Six? Seven? Twenty? Consider this: whatever that number, my racist aunt surpassed
it, and by a quantity impressive enough to shift attention from genuine human
concern to double-secret probation. My racist aunt probably fell down more than
any other stenographer in the history of New York State's Office of the Comptroller.
One year, for her office's Secret Santa party, she received a seat belt. When
my racist aunt wasn't getting strapped into an office chair for her own physical
health, she was practicing the exquisite art of saying the first, and worst, thing
that slid across her mind on any occasion. She felt not entirely uncomfortable
settling her low heft into a lawn chair in the middle of a family reunion and,
with a plate of barbecued ribs on her lap, and a quick adjustment of her portable
telescopes, announcing, "Wow, I barely recognize anyone. You've all gotten
so fat!" Before anyone had a chance to react with anything but stunned silence,
my racist aunt would fix the party with a grin and then resume absent-mindedly
shoving pork ribs into her great, toxic mouth. Never
short on laughs or malice, my racist aunt would weigh in giddily on any variety
of subjects for or about her collected audience. On the subject of a cousin who
just left the room: "I really thought Rachel was nice today. I can't think
of anything I hate about her now, except her haircut." On her own, humbling
battle with obesity: "I guess it's too late for me. I'm too fat now, just
like my daughter." On my brother, who turned a slightly troubled adolescence
around very nicely, and his new job as a Probation Officer: "How many people
have you shot?" On the terrorist "situation" and the growing domestic
suspicion of Arab-Americans: "I'm not racist; I just prefer whites."
Be sure
that each of these well-aimed daggers was sheathed in pink chiffon giggles. Her
ability to burst into ridiculous laughter immediately after dropping a verbal
bomb had a disarming effect and, conscious or not, it was probably the only thing
that kept us from having her medicated or deprogrammed. Her disgraceful behavior
meant she had to be confined to her home, for her mouth drew no social boundaries.
Public outings were exhausting, and usually required detailed explanations as
my racist aunt ricocheted from location to location, offending every makeup counter
sales representative, grocery bagger, and traffic cop she encountered.
If we ever
lost her in a department store, we could follow the trail of dropped jaws
and frozen stares that we knew would lead to my racist aunt. After making
a procession of formal apologies -- "she hasn't been herself these
days" -- or slightly more informal ones -- a slowly spinning finger
pointing to one's own head or a quick booze-tipping pantomime would suffice
-- we'd inevitably find her.

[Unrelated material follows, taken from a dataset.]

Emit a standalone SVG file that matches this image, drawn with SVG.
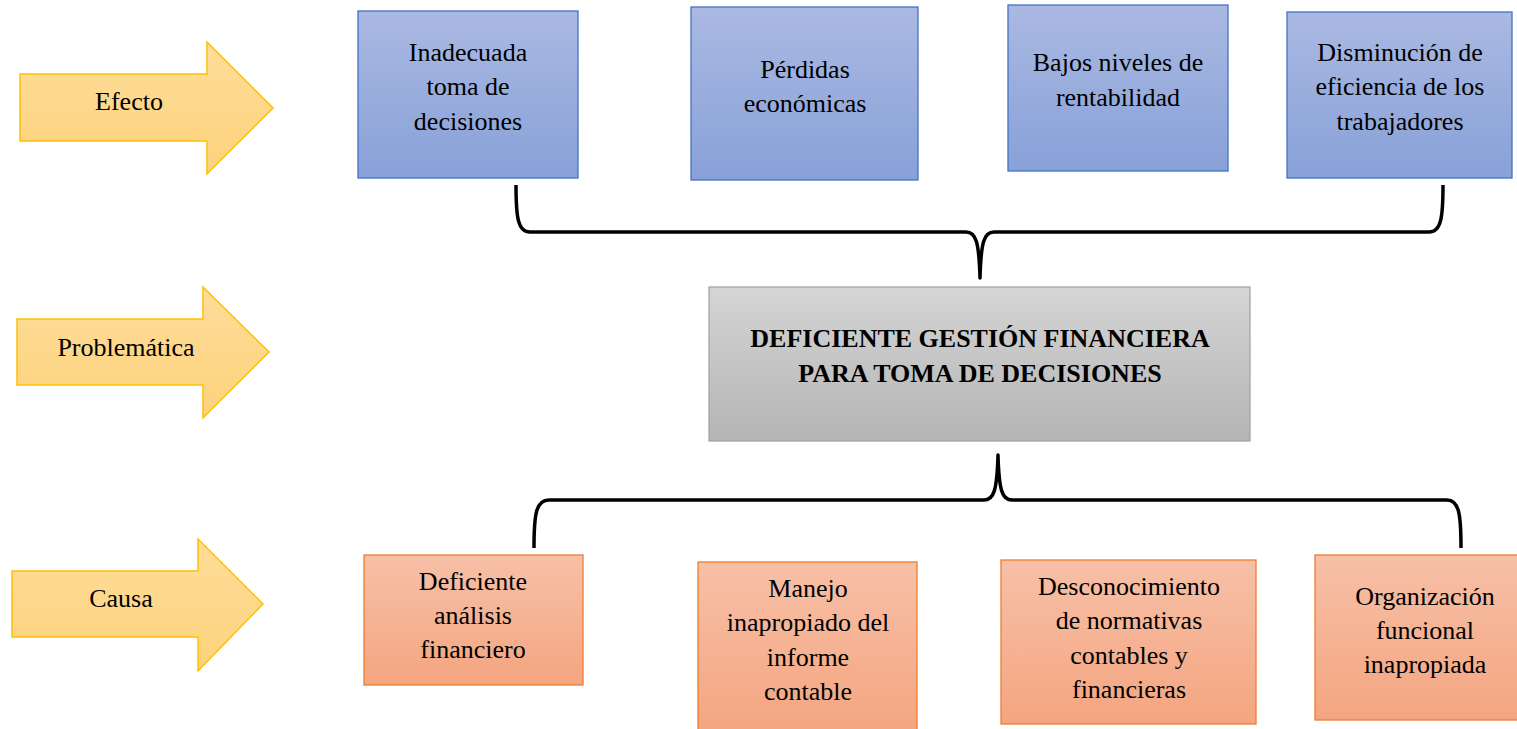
<svg xmlns="http://www.w3.org/2000/svg" width="1517" height="729" viewBox="0 0 1517 729" font-family="'Liberation Serif', 'Times New Roman', serif">
<defs>
<linearGradient id="gY" x1="0" y1="0" x2="0" y2="1"><stop offset="0" stop-color="#fedd9a"/><stop offset="1" stop-color="#fdd27b"/></linearGradient>
<linearGradient id="gB" x1="0" y1="0" x2="0" y2="1"><stop offset="0" stop-color="#aab9e2"/><stop offset="1" stop-color="#88a1d8"/></linearGradient>
<linearGradient id="gO" x1="0" y1="0" x2="0" y2="1"><stop offset="0" stop-color="#f7c0a7"/><stop offset="1" stop-color="#f4a580"/></linearGradient>
<linearGradient id="gG" x1="0" y1="0" x2="0" y2="1"><stop offset="0" stop-color="#d5d5d5"/><stop offset="1" stop-color="#b4b4b4"/></linearGradient>
</defs>
<style>
.arrow{fill:url(#gY);stroke:#ffc000;stroke-width:1.5}
.blue{fill:url(#gB);stroke:#4472c4;stroke-width:1.3}
.orange{fill:url(#gO);stroke:#ed7d31;stroke-width:1.3}
.gray{fill:url(#gG);stroke:#a5a5a5;stroke-width:1.3}
text{font-family:'Liberation Serif','Times New Roman',serif;font-size:26px;fill:#000;text-anchor:middle}
.title{font-weight:bold}
.brace{fill:none;stroke:#000;stroke-width:3.5;stroke-linejoin:round}
</style>
<rect width="1517" height="729" fill="#fff"/>

<g id="arrow-efecto">
<polygon class="arrow" points="20,74 207,74 207,42 273,108 207,174 207,141 20,141"/>
<text x="129" y="110">Efecto</text>
</g>
<g id="arrow-problematica">
<polygon class="arrow" points="17,319 203,319 203,287 269,352 203,418 203,385 17,385"/>
<text x="126" y="356">Problemática</text>
</g>
<g id="arrow-causa">
<polygon class="arrow" points="12,571 198,571 198,539 263,604 198,671 198,637 12,637"/>
<text x="121" y="607">Causa</text>
</g>

<g id="efecto-1">
<rect class="blue" x="358" y="11" width="220" height="167"/>
<text x="468" y="61">Inadecuada</text>
<text x="468" y="95">toma de</text>
<text x="468" y="130">decisiones</text>
</g>
<g id="efecto-2">
<rect class="blue" x="691" y="7" width="227" height="173"/>
<text x="805" y="78">Pérdidas</text>
<text x="805" y="112">económicas</text>
</g>
<g id="efecto-3">
<rect class="blue" x="1008" y="5" width="220" height="166"/>
<text x="1118" y="71">Bajos niveles de</text>
<text x="1118" y="106">rentabilidad</text>
</g>
<g id="efecto-4">
<rect class="blue" x="1287" y="12" width="225" height="166"/>
<text x="1400" y="61">Disminución de</text>
<text x="1400" y="95">eficiencia de los</text>
<text x="1400" y="130">trabajadores</text>
</g>

<g id="problematica">
<rect class="gray" x="709" y="287" width="541" height="154"/>
<text class="title" x="980" y="347">DEFICIENTE GESTIÓN FINANCIERA</text>
<text class="title" x="980" y="382">PARA TOMA DE DECISIONES</text>
</g>

<g id="causa-1">
<rect class="orange" x="364" y="555" width="219" height="130"/>
<text x="473" y="590">Deficiente</text>
<text x="473" y="624">análisis</text>
<text x="473" y="658">financiero</text>
</g>
<g id="causa-2">
<rect class="orange" x="698" y="562" width="219" height="170"/>
<text x="808" y="597">Manejo</text>
<text x="808" y="631">inapropiado del</text>
<text x="808" y="666">informe</text>
<text x="808" y="700">contable</text>
</g>
<g id="causa-3">
<rect class="orange" x="1001" y="560" width="255" height="164"/>
<text x="1129" y="595">Desconocimiento</text>
<text x="1129" y="629">de normativas</text>
<text x="1129" y="664">contables y</text>
<text x="1129" y="698">financieras</text>
</g>
<g id="causa-4">
<rect class="orange" x="1315" y="555" width="205" height="165"/>
<text x="1425" y="605">Organización</text>
<text x="1425" y="639">funcional</text>
<text x="1425" y="673">inapropiada</text>
</g>

<g id="connectors">
<path class="brace" d="M516,185 C516,218 518,232 530,232 L966,232 C976,232 979,242 980,278 C981,242 984,232 994,232 L1429,232 C1441,232 1443,218 1443,185"/>
<path class="brace" d="M534,548 C534,514 536,500 549,500 L984,500 C994,500 997,490 998,455 C999,490 1002,500 1012,500 L1447,500 C1459,500 1461,514 1461,548"/>
</g>
</svg>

Typically, she was explaining to a salesperson
the advantages of being African-American. "You must love being colored,"
she'd insist. "Your afros dry so quickly, you don't even have to
spend money on things like rain caps or umbrellas. You must save so much
money -- it's hard to believe so many coloreds are still on welfare."
Then my racist aunt would smile sweetly and wobble off to her next victim,
making sure to lose her footing once or twice along the way.